▶ Task
Your task is to transcribe all of the data below exactly, omitting the images.

▶ Given information

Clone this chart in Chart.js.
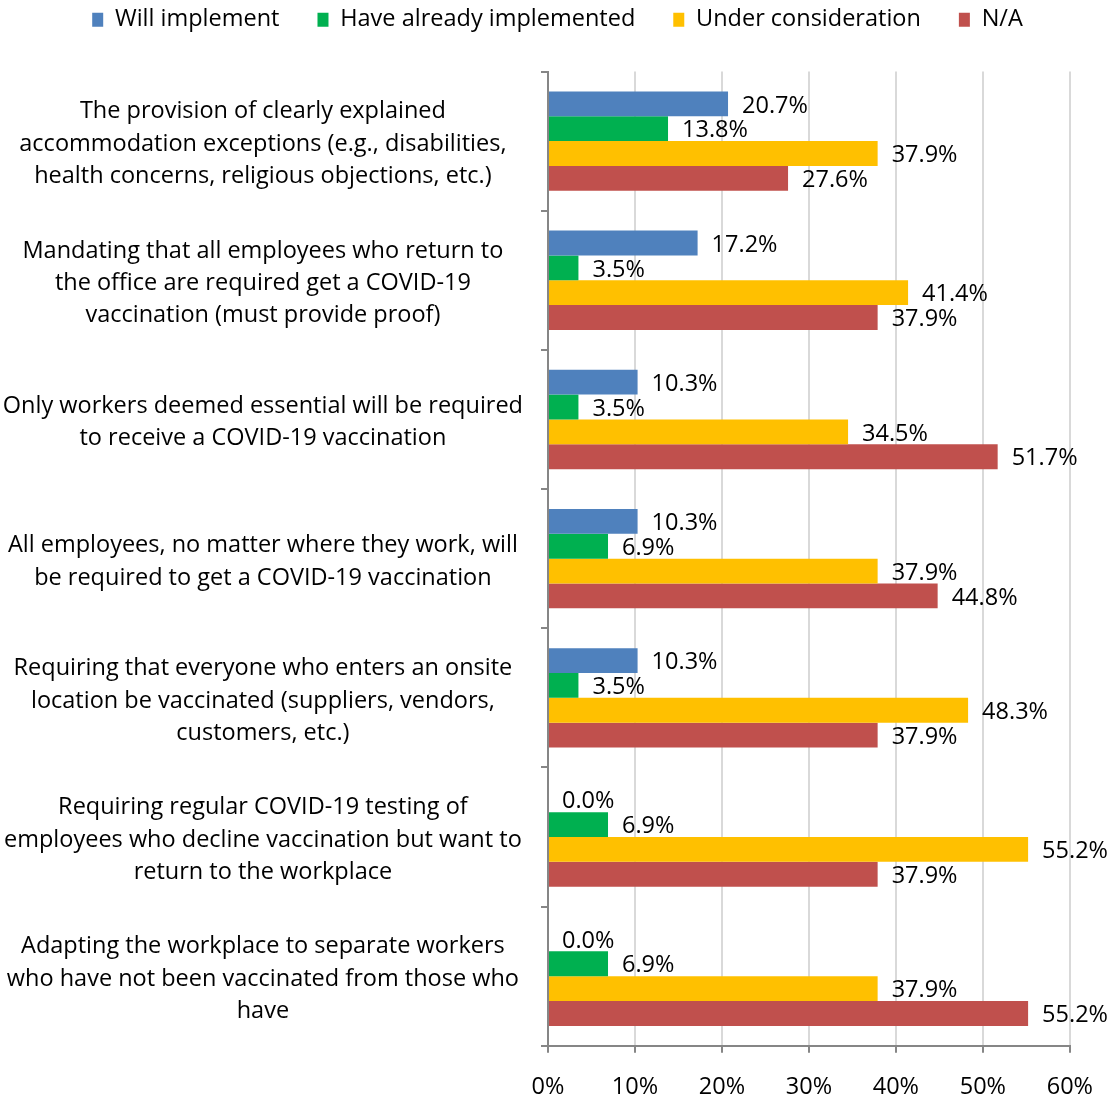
<!DOCTYPE html>
<html>
<head>
<meta charset="utf-8">
<script src="https://cdn.jsdelivr.net/npm/chart.js@4"></script>
<style>
  html, body { margin: 0; padding: 0; background: #fff; overflow: hidden; }
  #wrap { position: relative; width: 1113px; height: 1099px; overflow: hidden; }
  /* legend row padding sits above the visible page */
  #wrap canvas { position: absolute; left: 0; top: -30px; }
</style>
</head>
<body>
<div id="wrap"><canvas id="chart" width="1113" height="1151"></canvas></div>
<script>
// Categorias (linhas do eixo Y)
const categories = [
  ['The provision of clearly explained', 'accommodation exceptions (e.g., disabilities,', 'health concerns, religious objections, etc.)'],
  ['Mandating that all employees who return to', 'the office are required get a COVID-19', 'vaccination (must provide proof)'],
  ['Only workers deemed essential will be required', 'to receive a COVID-19 vaccination'],
  ['All employees, no matter where they work, will', 'be required to get a COVID-19 vaccination'],
  ['Requiring that everyone who enters an onsite', 'location be vaccinated (suppliers, vendors,', 'customers, etc.)'],
  ['Requiring regular COVID-19 testing of', 'employees who decline vaccination but want to', 'return to the workplace'],
  ['Adapting the workplace to separate workers', 'who have not been vaccinated from those who', 'have']
];

const seriesNames = ['Will implement', 'Have already implemented', 'Under consideration', 'N/A'];

// Valores em %
const willImplement = [20.7, 17.2, 10.3, 10.3, 10.3, 0.0, 0.0];
const alreadyImplemented = [13.8, 3.5, 3.5, 6.9, 3.5, 6.9, 6.9];
const underConsideration = [37.9, 41.4, 34.5, 37.9, 48.3, 55.2, 37.9];
const notApplicable = [27.6, 37.9, 51.7, 44.8, 37.9, 37.9, 55.2];

const xTicks = [0, 10, 20, 30, 40, 50, 60];

const FONT = '"Open Sans", "Liberation Sans", sans-serif';
const FSIZE = 23.5;
const axisGray = '#868686';

Chart.defaults.color = '#000';
Chart.defaults.font.family = FONT;
Chart.defaults.font.size = FSIZE;

// Espaço extra abaixo da legenda (e um leve deslocamento para a direita)
const legendGap = {
  id: 'legendGap',
  beforeInit(chart) {
    const origFit = chart.legend.fit;
    chart.legend.fit = function fit() {
      origFit.bind(chart.legend)();
      this.height += 30;
      this.lineWidths = this.lineWidths.map(w => w - 42);
    };
  }
};

// Rótulos de valor ao lado de cada barra
const barLabels = {
  id: 'barLabels',
  afterDatasetsDraw(chart) {
    const ctx = chart.ctx;
    ctx.save();
    ctx.font = FSIZE + 'px ' + FONT;
    ctx.fillStyle = '#000';
    ctx.textAlign = 'left';
    ctx.textBaseline = 'middle';
    chart.data.datasets.forEach((ds, i) => {
      const meta = chart.getDatasetMeta(i);
      meta.data.forEach((bar, j) => {
        ctx.fillText(ds.data[j].toFixed(1) + '%', bar.x + 14, bar.y + 2);
      });
    });
    ctx.restore();
  }
};

new Chart(document.getElementById('chart'), {
  type: 'bar',
  data: {
    labels: categories,
    datasets: [
      { label: seriesNames[0], data: willImplement, backgroundColor: '#4F81BD' },
      { label: seriesNames[1], data: alreadyImplemented, backgroundColor: '#00B050' },
      { label: seriesNames[2], data: underConsideration, backgroundColor: '#FFC000' },
      { label: seriesNames[3], data: notApplicable, backgroundColor: '#C0504D' }
    ]
  },
  options: {
    indexAxis: 'y',
    responsive: false,
    animation: false,
    devicePixelRatio: 1,
    datasets: {
      bar: { barPercentage: 1, categoryPercentage: 0.714, borderWidth: 0 }
    },
    layout: { padding: { left: 0, right: 40, top: 0, bottom: 0 } },
    plugins: {
      legend: {
        position: 'top',
        labels: { boxWidth: 11, boxHeight: 14, padding: 38, color: '#000', font: { size: FSIZE } }
      },
      tooltip: { enabled: false }
    },
    scales: {
      x: {
        min: 0,
        max: 60,
        afterBuildTicks: axis => { axis.ticks = xTicks.map(v => ({ value: v })); },
        grid: { color: '#d9d9d9', tickColor: axisGray, tickLength: 7, lineWidth: 2 },
        border: { color: axisGray, width: 2 },
        ticks: { padding: 20, callback: v => v + '%', color: '#000' }
      },
      y: {
        afterFit: axis => { axis.width = 548; },
        grid: { drawOnChartArea: false, offset: true, tickLength: 7, color: axisGray, lineWidth: 2 },
        border: { color: axisGray, width: 2 },
        ticks: { crossAlign: 'center', padding: 18, labelOffset: 3, color: '#000', font: { size: FSIZE, lineHeight: 1.38 } }
      }
    }
  },
  plugins: [barLabels, legendGap]
});
</script>
</body>
</html>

▶ Answer to this exercise
Clone this chart in Chart.js.
<!DOCTYPE html>
<html>
<head>
<meta charset="utf-8">
<script src="https://cdn.jsdelivr.net/npm/chart.js@4"></script>
<style>
  html, body { margin: 0; padding: 0; background: #fff; overflow: hidden; }
  #wrap { position: relative; width: 1113px; height: 1099px; overflow: hidden; }
  /* legend row padding sits above the visible page */
  #wrap canvas { position: absolute; left: 0; top: -30px; }
</style>
</head>
<body>
<div id="wrap"><canvas id="chart" width="1113" height="1151"></canvas></div>
<script>
// Categorias (linhas do eixo Y)
const categories = [
  ['The provision of clearly explained', 'accommodation exceptions (e.g., disabilities,', 'health concerns, religious objections, etc.)'],
  ['Mandating that all employees who return to', 'the office are required get a COVID-19', 'vaccination (must provide proof)'],
  ['Only workers deemed essential will be required', 'to receive a COVID-19 vaccination'],
  ['All employees, no matter where they work, will', 'be required to get a COVID-19 vaccination'],
  ['Requiring that everyone who enters an onsite', 'location be vaccinated (suppliers, vendors,', 'customers, etc.)'],
  ['Requiring regular COVID-19 testing of', 'employees who decline vaccination but want to', 'return to the workplace'],
  ['Adapting the workplace to separate workers', 'who have not been vaccinated from those who', 'have']
];

const seriesNames = ['Will implement', 'Have already implemented', 'Under consideration', 'N/A'];

// Valores em %
const willImplement = [20.7, 17.2, 10.3, 10.3, 10.3, 0.0, 0.0];
const alreadyImplemented = [13.8, 3.5, 3.5, 6.9, 3.5, 6.9, 6.9];
const underConsideration = [37.9, 41.4, 34.5, 37.9, 48.3, 55.2, 37.9];
const notApplicable = [27.6, 37.9, 51.7, 44.8, 37.9, 37.9, 55.2];

const xTicks = [0, 10, 20, 30, 40, 50, 60];

const FONT = '"Open Sans", "Liberation Sans", sans-serif';
const FSIZE = 23.5;
const axisGray = '#868686';

Chart.defaults.color = '#000';
Chart.defaults.font.family = FONT;
Chart.defaults.font.size = FSIZE;

// Espaço extra abaixo da legenda (e um leve deslocamento para a direita)
const legendGap = {
  id: 'legendGap',
  beforeInit(chart) {
    const origFit = chart.legend.fit;
    chart.legend.fit = function fit() {
      origFit.bind(chart.legend)();
      this.height += 30;
      this.lineWidths = this.lineWidths.map(w => w - 42);
    };
  }
};

// Rótulos de valor ao lado de cada barra
const barLabels = {
  id: 'barLabels',
  afterDatasetsDraw(chart) {
    const ctx = chart.ctx;
    ctx.save();
    ctx.font = FSIZE + 'px ' + FONT;
    ctx.fillStyle = '#000';
    ctx.textAlign = 'left';
    ctx.textBaseline = 'middle';
    chart.data.datasets.forEach((ds, i) => {
      const meta = chart.getDatasetMeta(i);
      meta.data.forEach((bar, j) => {
        ctx.fillText(ds.data[j].toFixed(1) + '%', bar.x + 14, bar.y + 2);
      });
    });
    ctx.restore();
  }
};

new Chart(document.getElementById('chart'), {
  type: 'bar',
  data: {
    labels: categories,
    datasets: [
      { label: seriesNames[0], data: willImplement, backgroundColor: '#4F81BD' },
      { label: seriesNames[1], data: alreadyImplemented, backgroundColor: '#00B050' },
      { label: seriesNames[2], data: underConsideration, backgroundColor: '#FFC000' },
      { label: seriesNames[3], data: notApplicable, backgroundColor: '#C0504D' }
    ]
  },
  options: {
    indexAxis: 'y',
    responsive: false,
    animation: false,
    devicePixelRatio: 1,
    datasets: {
      bar: { barPercentage: 1, categoryPercentage: 0.714, borderWidth: 0 }
    },
    layout: { padding: { left: 0, right: 40, top: 0, bottom: 0 } },
    plugins: {
      legend: {
        position: 'top',
        labels: { boxWidth: 11, boxHeight: 14, padding: 38, color: '#000', font: { size: FSIZE } }
      },
      tooltip: { enabled: false }
    },
    scales: {
      x: {
        min: 0,
        max: 60,
        afterBuildTicks: axis => { axis.ticks = xTicks.map(v => ({ value: v })); },
        grid: { color: '#d9d9d9', tickColor: axisGray, tickLength: 7, lineWidth: 2 },
        border: { color: axisGray, width: 2 },
        ticks: { padding: 20, callback: v => v + '%', color: '#000' }
      },
      y: {
        afterFit: axis => { axis.width = 548; },
        grid: { drawOnChartArea: false, offset: true, tickLength: 7, color: axisGray, lineWidth: 2 },
        border: { color: axisGray, width: 2 },
        ticks: { crossAlign: 'center', padding: 18, labelOffset: 3, color: '#000', font: { size: FSIZE, lineHeight: 1.38 } }
      }
    }
  },
  plugins: [barLabels, legendGap]
});
</script>
</body>
</html>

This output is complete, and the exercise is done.